Pipelines

Once the project setup has been completed and we have both the universal and infra infrastructure created with dorc we can start building the pipelines.

Pipeline Structure

As previously mentioned a pipeline consists of a high level name, the layer for which we might reference this pipeline logic and the environment for which we want to deploy it to.

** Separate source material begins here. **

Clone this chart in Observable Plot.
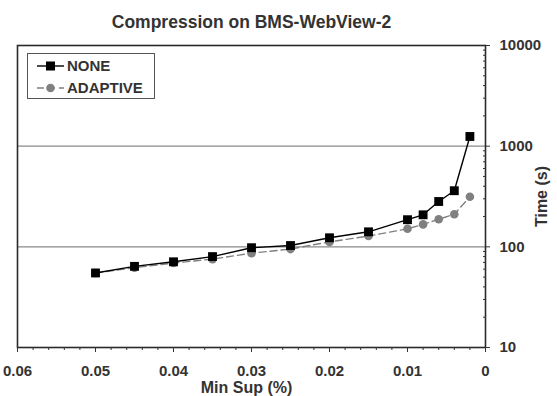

Say we have a data source, the census, that we can pull in raw from an api and want to manipulate in certain ways so it is compatiable with a machine learning model we have deployed later in our processes. We can setup the dorc pipeline structure as the following

/pipeline-config
    /src
        /census
            /raw
                /src
                    /function1
                        lambda.py
                __main__.py
                Pulumi.prod.yaml
                Pulumi.preprod.yaml
                requirements.txt
            /processed
                /src
                    /function1
                        lambda.py
                    /function2
                        lambda.py
                __main__.py
                Pulumi.prod.yaml
                Pulumi.preprod.yaml
                requirements.txt

We can see we define a new pipeline called census under the src folder. Next we define our two layers, raw and processed. Our raw pipeline will simply pull the census from the api and save into a temporary holding store. The second layer is our processed pipeline which will take the raw from this holding store, perform our aggreations and transformations to get the data into a valid state for our model.

Pipeline Creator

Once setup we can now use the dorc pipeline creator to deploy and replicate our pipeline to our different environments. In the __main__.py file we create a dorc pipeline like the following

from infrastructure.core.Creator import CreatePipeline
from infrastructure.core.models.definition import (
    PipelineDefinition,
    Function
)

pipeline_definition = PipelineDefinition(
    file_path=__file__,
    description="Pulls raw census data from API",
    functions=[
        Function(name="function1"),
        # Function(name="function1", next_function="function2"),
        # Function(name="function2")
    ]
)

pipeline = CreatePipeline(config, pipeline_definition)
pipeline.apply()

To deploy this into our environment we would use the relevant dorc make command

make infra/apply instance=census layer=raw env=prod

Functions

A core concept of dorc is to breakdown your data pipelines into reusable chunks that can then get called in a predefined order.

dorc will read all folders inside the unique pipeline src folder as pipeline functions, where the name of the folder is the name of the pipeline function. All code and files within this folder will then be packaged up and deployed as a serverless function.

The pattern for a dorc function is to have a lambda.py file with the following function definition

def handler(event, context):

    # ...
    # Do your logic here
    # ...

    return {"statusCode": 200, "body": "your response"}